— TASK GOAL —
Word for word, copy all the data and drop the pictures.

— DATA EXTRACT —
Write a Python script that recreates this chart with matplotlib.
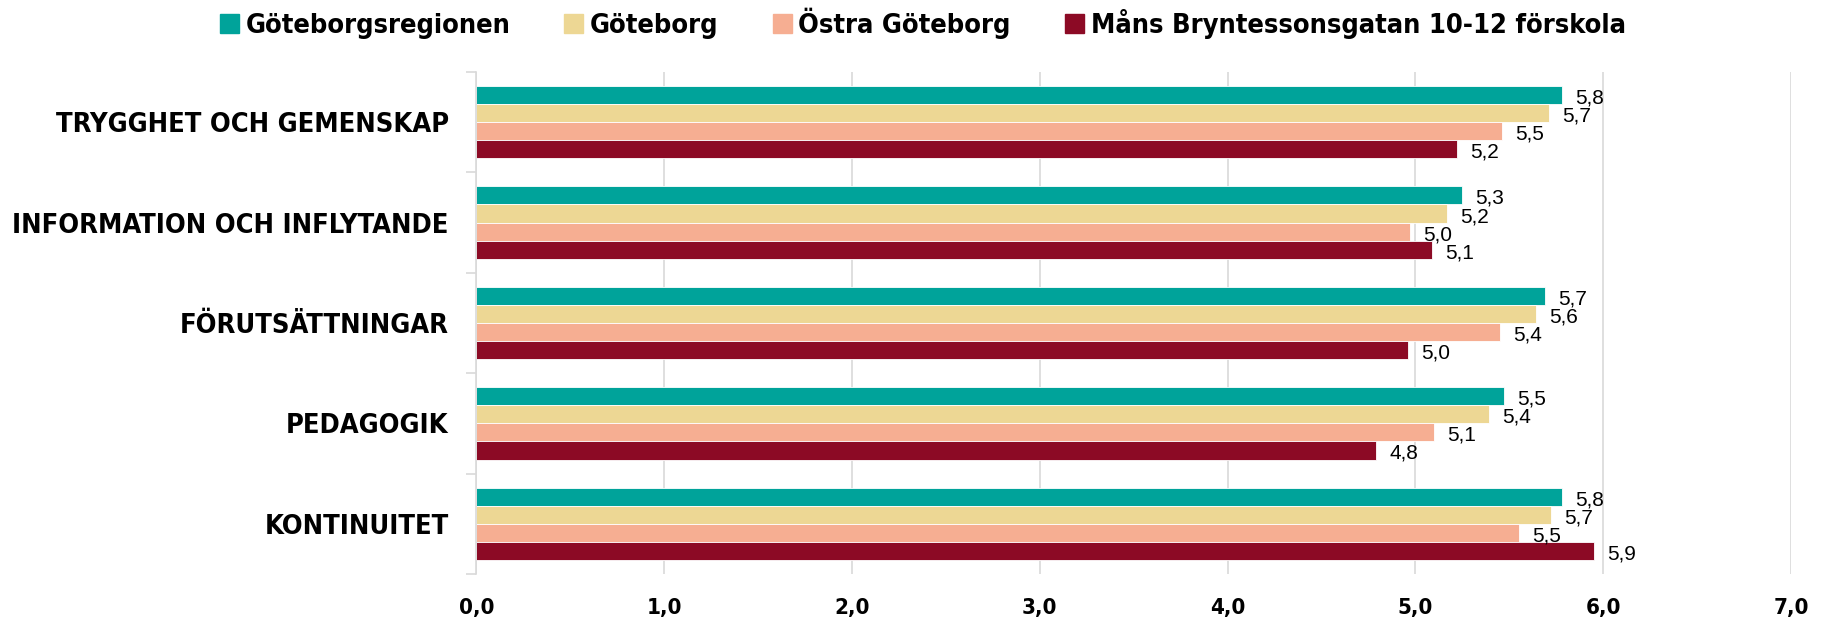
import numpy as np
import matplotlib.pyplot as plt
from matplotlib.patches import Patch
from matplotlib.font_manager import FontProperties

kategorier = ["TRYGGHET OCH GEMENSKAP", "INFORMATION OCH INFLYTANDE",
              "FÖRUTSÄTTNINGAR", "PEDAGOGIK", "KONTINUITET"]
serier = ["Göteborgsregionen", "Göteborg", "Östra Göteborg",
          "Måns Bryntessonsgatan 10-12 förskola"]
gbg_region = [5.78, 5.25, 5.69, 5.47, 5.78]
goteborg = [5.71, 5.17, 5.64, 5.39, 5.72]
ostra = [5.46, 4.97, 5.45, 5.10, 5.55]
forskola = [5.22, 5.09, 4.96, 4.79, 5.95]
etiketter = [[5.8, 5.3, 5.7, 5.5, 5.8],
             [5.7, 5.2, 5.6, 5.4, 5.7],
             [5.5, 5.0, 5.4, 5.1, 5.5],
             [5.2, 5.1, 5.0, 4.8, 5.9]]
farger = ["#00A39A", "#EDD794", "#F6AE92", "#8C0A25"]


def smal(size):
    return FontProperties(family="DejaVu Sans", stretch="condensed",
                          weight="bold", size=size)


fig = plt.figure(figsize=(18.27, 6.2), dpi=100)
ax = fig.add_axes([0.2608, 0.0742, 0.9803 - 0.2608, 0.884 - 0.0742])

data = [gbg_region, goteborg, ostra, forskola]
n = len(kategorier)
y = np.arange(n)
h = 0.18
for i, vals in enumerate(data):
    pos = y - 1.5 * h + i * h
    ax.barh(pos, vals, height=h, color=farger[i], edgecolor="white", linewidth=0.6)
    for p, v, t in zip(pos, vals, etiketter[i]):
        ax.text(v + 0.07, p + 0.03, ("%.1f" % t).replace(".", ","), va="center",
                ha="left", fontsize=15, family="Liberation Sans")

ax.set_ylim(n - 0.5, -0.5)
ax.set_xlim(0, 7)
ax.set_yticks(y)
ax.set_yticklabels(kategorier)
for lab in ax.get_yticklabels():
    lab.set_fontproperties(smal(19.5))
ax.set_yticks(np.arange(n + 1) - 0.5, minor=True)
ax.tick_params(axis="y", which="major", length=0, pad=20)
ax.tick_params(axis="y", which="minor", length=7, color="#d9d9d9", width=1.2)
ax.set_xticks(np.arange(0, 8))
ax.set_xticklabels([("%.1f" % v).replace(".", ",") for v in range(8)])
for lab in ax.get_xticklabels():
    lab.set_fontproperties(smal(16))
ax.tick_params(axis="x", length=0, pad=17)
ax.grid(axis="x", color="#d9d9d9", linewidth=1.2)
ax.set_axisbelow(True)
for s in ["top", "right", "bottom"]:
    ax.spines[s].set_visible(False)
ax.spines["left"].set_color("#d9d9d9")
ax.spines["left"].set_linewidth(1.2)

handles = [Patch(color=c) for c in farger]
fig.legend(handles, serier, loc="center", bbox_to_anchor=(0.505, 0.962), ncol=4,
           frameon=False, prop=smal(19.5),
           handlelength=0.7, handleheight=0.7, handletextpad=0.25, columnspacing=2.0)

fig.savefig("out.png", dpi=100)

— THE RESULT —
Write a Python script that recreates this chart with matplotlib.
import numpy as np
import matplotlib.pyplot as plt
from matplotlib.patches import Patch
from matplotlib.font_manager import FontProperties

kategorier = ["TRYGGHET OCH GEMENSKAP", "INFORMATION OCH INFLYTANDE",
              "FÖRUTSÄTTNINGAR", "PEDAGOGIK", "KONTINUITET"]
serier = ["Göteborgsregionen", "Göteborg", "Östra Göteborg",
          "Måns Bryntessonsgatan 10-12 förskola"]
gbg_region = [5.78, 5.25, 5.69, 5.47, 5.78]
goteborg = [5.71, 5.17, 5.64, 5.39, 5.72]
ostra = [5.46, 4.97, 5.45, 5.10, 5.55]
forskola = [5.22, 5.09, 4.96, 4.79, 5.95]
etiketter = [[5.8, 5.3, 5.7, 5.5, 5.8],
             [5.7, 5.2, 5.6, 5.4, 5.7],
             [5.5, 5.0, 5.4, 5.1, 5.5],
             [5.2, 5.1, 5.0, 4.8, 5.9]]
farger = ["#00A39A", "#EDD794", "#F6AE92", "#8C0A25"]


def smal(size):
    return FontProperties(family="DejaVu Sans", stretch="condensed",
                          weight="bold", size=size)


fig = plt.figure(figsize=(18.27, 6.2), dpi=100)
ax = fig.add_axes([0.2608, 0.0742, 0.9803 - 0.2608, 0.884 - 0.0742])

data = [gbg_region, goteborg, ostra, forskola]
n = len(kategorier)
y = np.arange(n)
h = 0.18
for i, vals in enumerate(data):
    pos = y - 1.5 * h + i * h
    ax.barh(pos, vals, height=h, color=farger[i], edgecolor="white", linewidth=0.6)
    for p, v, t in zip(pos, vals, etiketter[i]):
        ax.text(v + 0.07, p + 0.03, ("%.1f" % t).replace(".", ","), va="center",
                ha="left", fontsize=15, family="Liberation Sans")

ax.set_ylim(n - 0.5, -0.5)
ax.set_xlim(0, 7)
ax.set_yticks(y)
ax.set_yticklabels(kategorier)
for lab in ax.get_yticklabels():
    lab.set_fontproperties(smal(19.5))
ax.set_yticks(np.arange(n + 1) - 0.5, minor=True)
ax.tick_params(axis="y", which="major", length=0, pad=20)
ax.tick_params(axis="y", which="minor", length=7, color="#d9d9d9", width=1.2)
ax.set_xticks(np.arange(0, 8))
ax.set_xticklabels([("%.1f" % v).replace(".", ",") for v in range(8)])
for lab in ax.get_xticklabels():
    lab.set_fontproperties(smal(16))
ax.tick_params(axis="x", length=0, pad=17)
ax.grid(axis="x", color="#d9d9d9", linewidth=1.2)
ax.set_axisbelow(True)
for s in ["top", "right", "bottom"]:
    ax.spines[s].set_visible(False)
ax.spines["left"].set_color("#d9d9d9")
ax.spines["left"].set_linewidth(1.2)

handles = [Patch(color=c) for c in farger]
fig.legend(handles, serier, loc="center", bbox_to_anchor=(0.505, 0.962), ncol=4,
           frameon=False, prop=smal(19.5),
           handlelength=0.7, handleheight=0.7, handletextpad=0.25, columnspacing=2.0)

fig.savefig("out.png", dpi=100)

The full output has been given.